In the US, the official jobless rate is close to 7 per cent, high by US standards, and also slightly misleading since it masks the number of underemployed workers and those who have simply given up.

This explains why the US debate over the employment aspects of Nafta is particularly heated. The big US preoccupation, which motivated Mr Clinton to call for an employment summit was not the capacity of the economy to create jobs but rather the growing differential in skills and income within the US workforce. The most serious problems affect the lower tier of the workforce: the 25 per cent who are school 'dropouts'; the 'forgotten' 50 per cent of secondary school graduates who do not attend colleges or universities; the 48 per cent of the adult population whose literacy rates are at or below minimal functional standards. These are the workers most at risk from increased numbers of lower wage immigrants from Mexico.

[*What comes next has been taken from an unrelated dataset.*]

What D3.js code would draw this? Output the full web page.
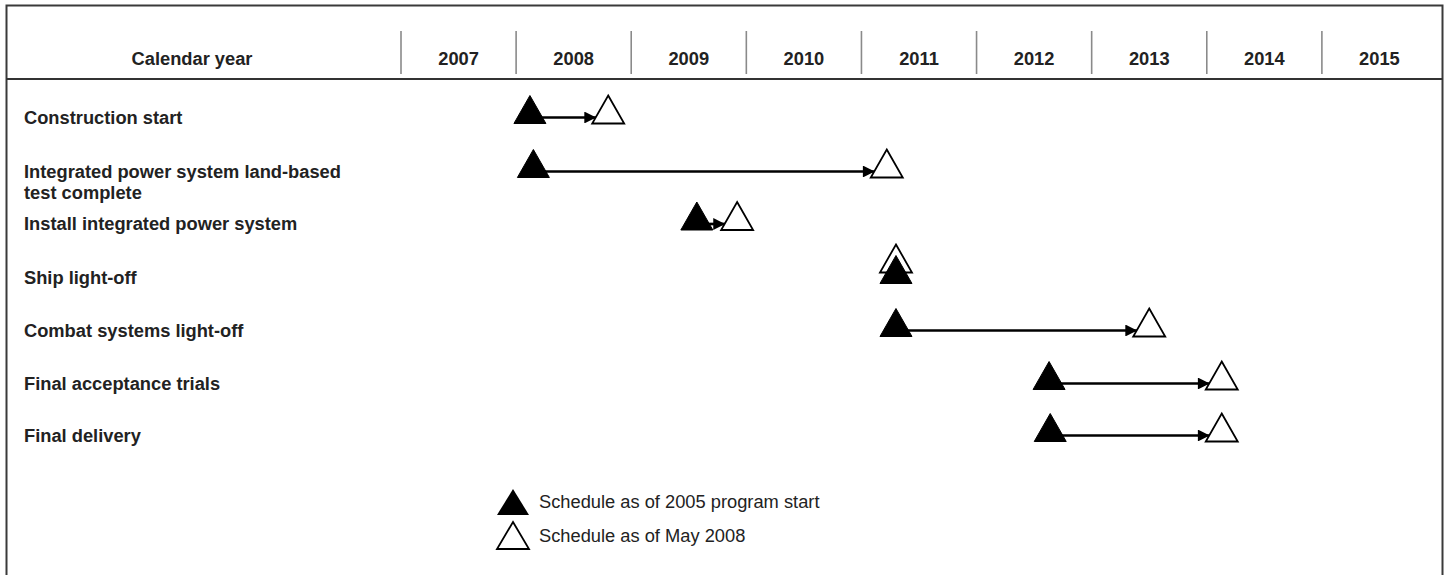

To put the debate in perspective, it is useful to remember two important facts. The first is that the US already has the world's largest immigrant population, having taken in 9 million people over the past decade. The second is that it is bordered by the world's largest emigrant country, Mexico, which sent 3 million workers to the US over the same period - equal to 20 per cent of its net population growth. This has produced what Mr Martin calls the 'Latinisation' of rural America, with a rapid spread of Mexican workers throughout US agriculture.

The US government has aided and abetted the process off and on since the First World War, when 'wetbacks' who crossed the border to work in the fields were unofficially welcomed. The big question now is whether these already large flows will increase even more as a result of a free-trade treaty. Mr Martin, a migration specialist based at the University of California at Davis, answers this question with a short-term 'yes' and a longer-term 'no'. Indeed, he believes that a treaty that increases free trade and investment and results in stay-at- home development may be the only way to stem the migrations that have been a reality for most of this century.

Without a Nafta, these flows may grow even larger, since Mexico appears poised for its own Great Migration - a shift of rural populations not unlike that which occurred in the US in the 1950s when rural black and white workers in the south moved to Midwestern cities like Chicago and Detroit.

Over the short term, however, Nafta is likely to bring more migration from Mexico, although only marginally according to Mr Martin's research. This is because the demand- pull of US jobs is not likely to end overnight: California, for example, is likely to remain North America's 'salad bowl', drawing Mexican farm workers even after the trade tariffs have been eliminated.

The US policy response should not be anti-Nafta. Mr Martin and others believe it will be a net job creator over time as US industry takes advantage of opportunities in Mexico's developing economy and the rising income of its 90 million people.

Similarly, the best western European response to flows of people from eastern and central Europe is to accept their products and promote home- grown development.